By that time, Halliburton was dialing police after her son spotted Reynolds in their front yard and his shouts continued to grow louder.

“It was just like, loud yelling, just like really loud,” she added, saying she couldn’t make out what the suspect was saying. “And while I was on the phone with the [911 operator], you know how it sounds like a knock — when someone is knocking at your door. It was like vibrations, like really loud. It was like boom, boom, boom.”

Reynolds would eventually burst through the front door. Halliburton said even as her dogs tried biting the intruder, he fought them off and continued making his way into her home and down the hall.

“He’s like this is my motherf—–g house, this is my motherf—–g house,” she recalled Reynold’s yelling.

Part of the attack was captured by a neighbor’s Nest security system, on which a male voice is heard threatening the family: “Try to shoot me, I’ll break every bone in your f—–g neck.  You f—–g n—-r.”

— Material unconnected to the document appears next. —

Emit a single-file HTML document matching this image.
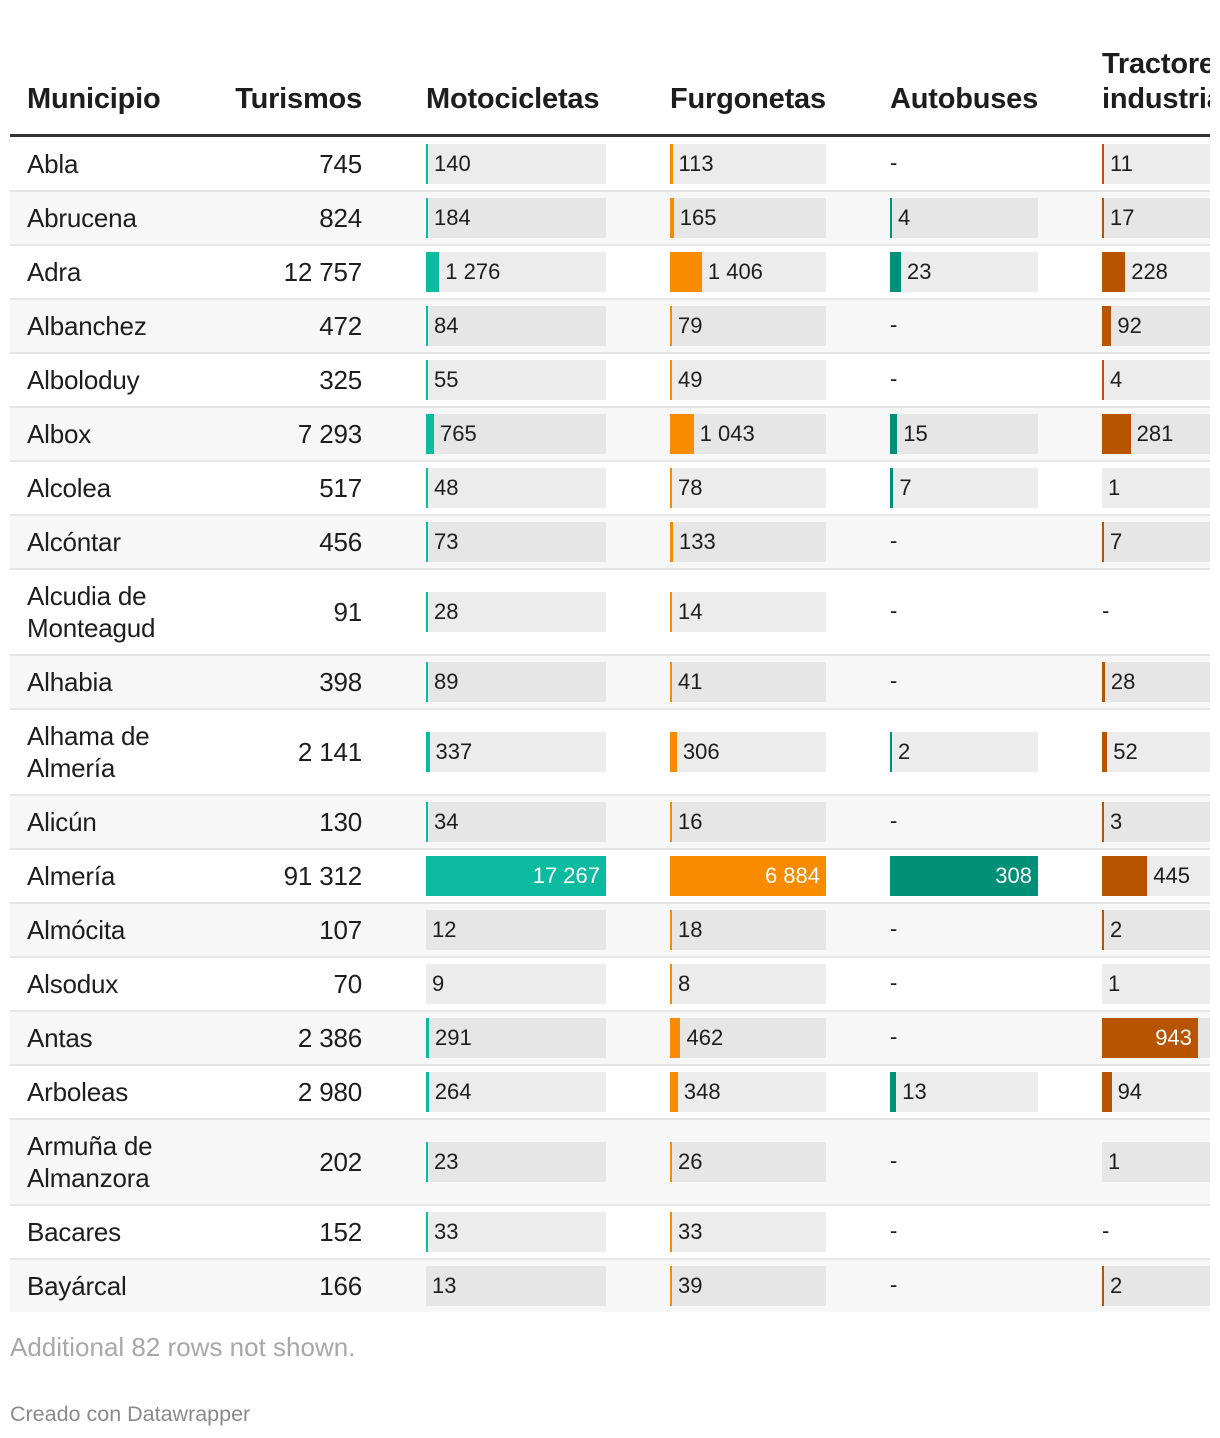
<!DOCTYPE html>
<html><head><meta charset="utf-8">
<style>
body{margin:0;width:1220px;height:1438px;background:#fff;font-family:"Liberation Sans",Roboto,sans-serif;color:#1d1d1d;overflow:hidden;position:relative}
#tbl{position:absolute;left:10px;top:0;width:1200px;height:1312px;overflow:hidden}
.h{position:absolute;font-weight:bold;font-size:29px;line-height:35px;color:#1d1d1d;letter-spacing:-0.2px}
.row{position:absolute;left:0;width:1200px}
.txt{position:absolute;font-size:26px;letter-spacing:-0.2px}
.track{position:absolute;height:40px}
.bar{position:absolute;left:0;top:0;height:40px}
.lab{position:absolute;font-size:22px;line-height:40px;top:0;white-space:nowrap}
.dash{position:absolute;font-size:22px}
.note{position:absolute;left:10px;top:1332px;font-size:26px;color:#a8a8a8}
.credit{position:absolute;left:10px;top:1402px;font-size:21.5px;color:#8a8a8a}
</style></head><body>
<div id="tbl">
<div class="h" style="left:17px;top:82px">Municipio</div>
<div class="h" style="left:212px;top:82px;width:140px;text-align:right">Turismos</div>
<div class="h" style="left:416px;top:82px">Motocicletas</div>
<div class="h" style="left:660px;top:82px">Furgonetas</div>
<div class="h" style="left:880px;top:82px">Autobuses</div>
<div class="h" style="left:1092px;top:47px;white-space:nowrap">Tractores<br>industriales</div>
<div style="position:absolute;left:0;top:134px;width:1200px;height:3px;background:#333"></div>
</div>
<div class="note">Additional 82 rows not shown.</div>
<div class="credit">Creado con Datawrapper</div>
<script>
const municipios=["Abla","Abrucena","Adra","Albanchez","Alboloduy","Albox","Alcolea","Alcóntar","Alcudia de Monteagud","Alhabia","Alhama de Almería","Alicún","Almería","Almócita","Alsodux","Antas","Arboleas","Armuña de Almanzora","Bacares","Bayárcal"];
const twoLine=[0,0,0,0,0,0,0,0,1,0,1,0,0,0,0,0,0,1,0,0];
const turismos=[745,824,12757,472,325,7293,517,456,91,398,2141,130,91312,107,70,2386,2980,202,152,166];
const motos=[140,184,1276,84,55,765,48,73,28,89,337,34,17267,12,9,291,264,23,33,13];
const furgonetas=[113,165,1406,79,49,1043,78,133,14,41,306,16,6884,18,8,462,348,26,33,39];
const autobuses=[null,4,23,null,null,15,7,null,null,null,2,null,308,null,null,null,13,null,null,null];
const tractores=[11,17,228,92,4,281,1,7,null,28,52,3,445,2,1,943,94,1,null,2];
const fmt=v=>String(v).replace(/\B(?=(\d{3})+(?!\d))/g,' ');
const cols=[
 {data:motos,x:416,w:180,max:17267,color:'#0bbba0',name:'motocicletas'},
 {data:furgonetas,x:660,w:156,max:6884,color:'#f98b00',name:'furgonetas'},
 {data:autobuses,x:880,w:148,max:308,color:'#009078',name:'autobuses'},
 {data:tractores,x:1092,w:200,max:943*200/96,color:'#b85400',name:'tractores'}
];
const tbl=document.getElementById('tbl');
let y=138;
municipios.forEach((m,i)=>{
  const h=twoLine[i]?86:54;
  const row=document.createElement('div');
  
  
  row.className='row';
  const grey=i%2===1;
  row.style.top=y+'px';row.style.height=(h-2)+'px';
  row.style.background=grey?'#f7f7f7':'#fff';
  row.style.borderBottom='2px solid #e6e6e6';
  const c=(h-2)/2;
  const name=document.createElement('div');
  
  
  name.className='txt';
  name.style.left='17px';name.style.lineHeight='32px';
  name.style.top=(twoLine[i]?c-32:c-16)+'px';
  name.innerHTML=twoLine[i]?m.replace(/ (\S+)$/,'<br>$1'):m;
  row.appendChild(name);
  const t=document.createElement('div');
  
  
  t.className='txt';
  t.style.left='222px';t.style.width='130px';t.style.textAlign='right';
  t.style.lineHeight='32px';t.style.top=(c-16)+'px';
  t.textContent=fmt(turismos[i]);
  row.appendChild(t);
  const trackBg=grey?'#e6e6e6':'#ececec';
  cols.forEach(col=>{
    const v=col.data[i];
    if(v===null){
      const d=document.createElement('div');
      
      
      d.className='dash';d.style.left=col.x+'px';
      d.style.top=(c-14)+'px';d.textContent='-';
      row.appendChild(d);return;
    }
    const tr=document.createElement('div');
    
    
    tr.className='track';tr.style.left=col.x+'px';tr.style.width=col.w+'px';
    tr.style.top=(c-20)+'px';tr.style.background=trackBg;
    let w=v*col.w/col.max;
    if(w<0.15)w=0;else if(w<2)w=2;
    if(w>0){
      const b=document.createElement('div');
      
      
      b.className='bar';b.style.width=w+'px';b.style.background=col.color;
      tr.appendChild(b);
    }
    const l=document.createElement('div');
    
    
    l.className='lab';l.textContent=fmt(v);
    if(w>70){l.style.right=(col.w-w+6)+'px';l.style.color='#fff';}
    else{l.style.left=(w+6)+'px';}
    tr.appendChild(l);
    row.appendChild(tr);
  });
  tbl.appendChild(row);
  y+=h;
});
</script>
</body></html>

Halliburton said, at one point, her 20- and 17-year-old two elder sons placed themselves in between herself and Reynolds, who refused to leave until the family warned that police were on their way.

Authorities would interview the officer later that night but did not arrest him. It wasn’t until days later that Metro Nashville police got involved and began investigating. By then, Halliburton had already confronted Reynolds and his friends over the incident.

Neighbor Joetta Alderson was there when Hallibuton approached the cop and the six or seven others he was sharing the Airbnb with. She said Reynolds expressed remorse over the incident, but his other buddies didn’t think it was a big deal.

“The one that did a whole lot of talking, it’s like he kept trying to incite some type of altercation between us and them,” Alderson testified, referring to Reynolds best friend and mouthpiece of the group Thomas Geberth. He suggested, “that if the police [were] called, it’s not going to be a big issue because they were policemen from New York.”

“It made it seem like there was no justice to me,” she added. “What had happened to [Halliburton] could happen to anybody. But as long as they were policemen, then it was OK.”

Justin Roddick, another neighbor who testified, recalled Reynold’s apology but said it was insincere.

“He was laughing,” Roddick said, describing how the group brushed off a visibly upset Hallibuton. “That’s not an ‘I’m sorry, ma’am.”

Reynolds later took the stand and continued to express remorse over the incident. He said he was decommissioned and suspended from his job for 30  days, though he remains employed by the NPYD.

His lax sentencing drew outrage online and sparked calls for the department to fire him outright.

“This guy should be thrown off the force and put in damned prison for what he did. His ‘jail time’ is a joke,” one Twitter user wrote.

Reynolds has 30 days to report to the Metro jail to begin his sentence.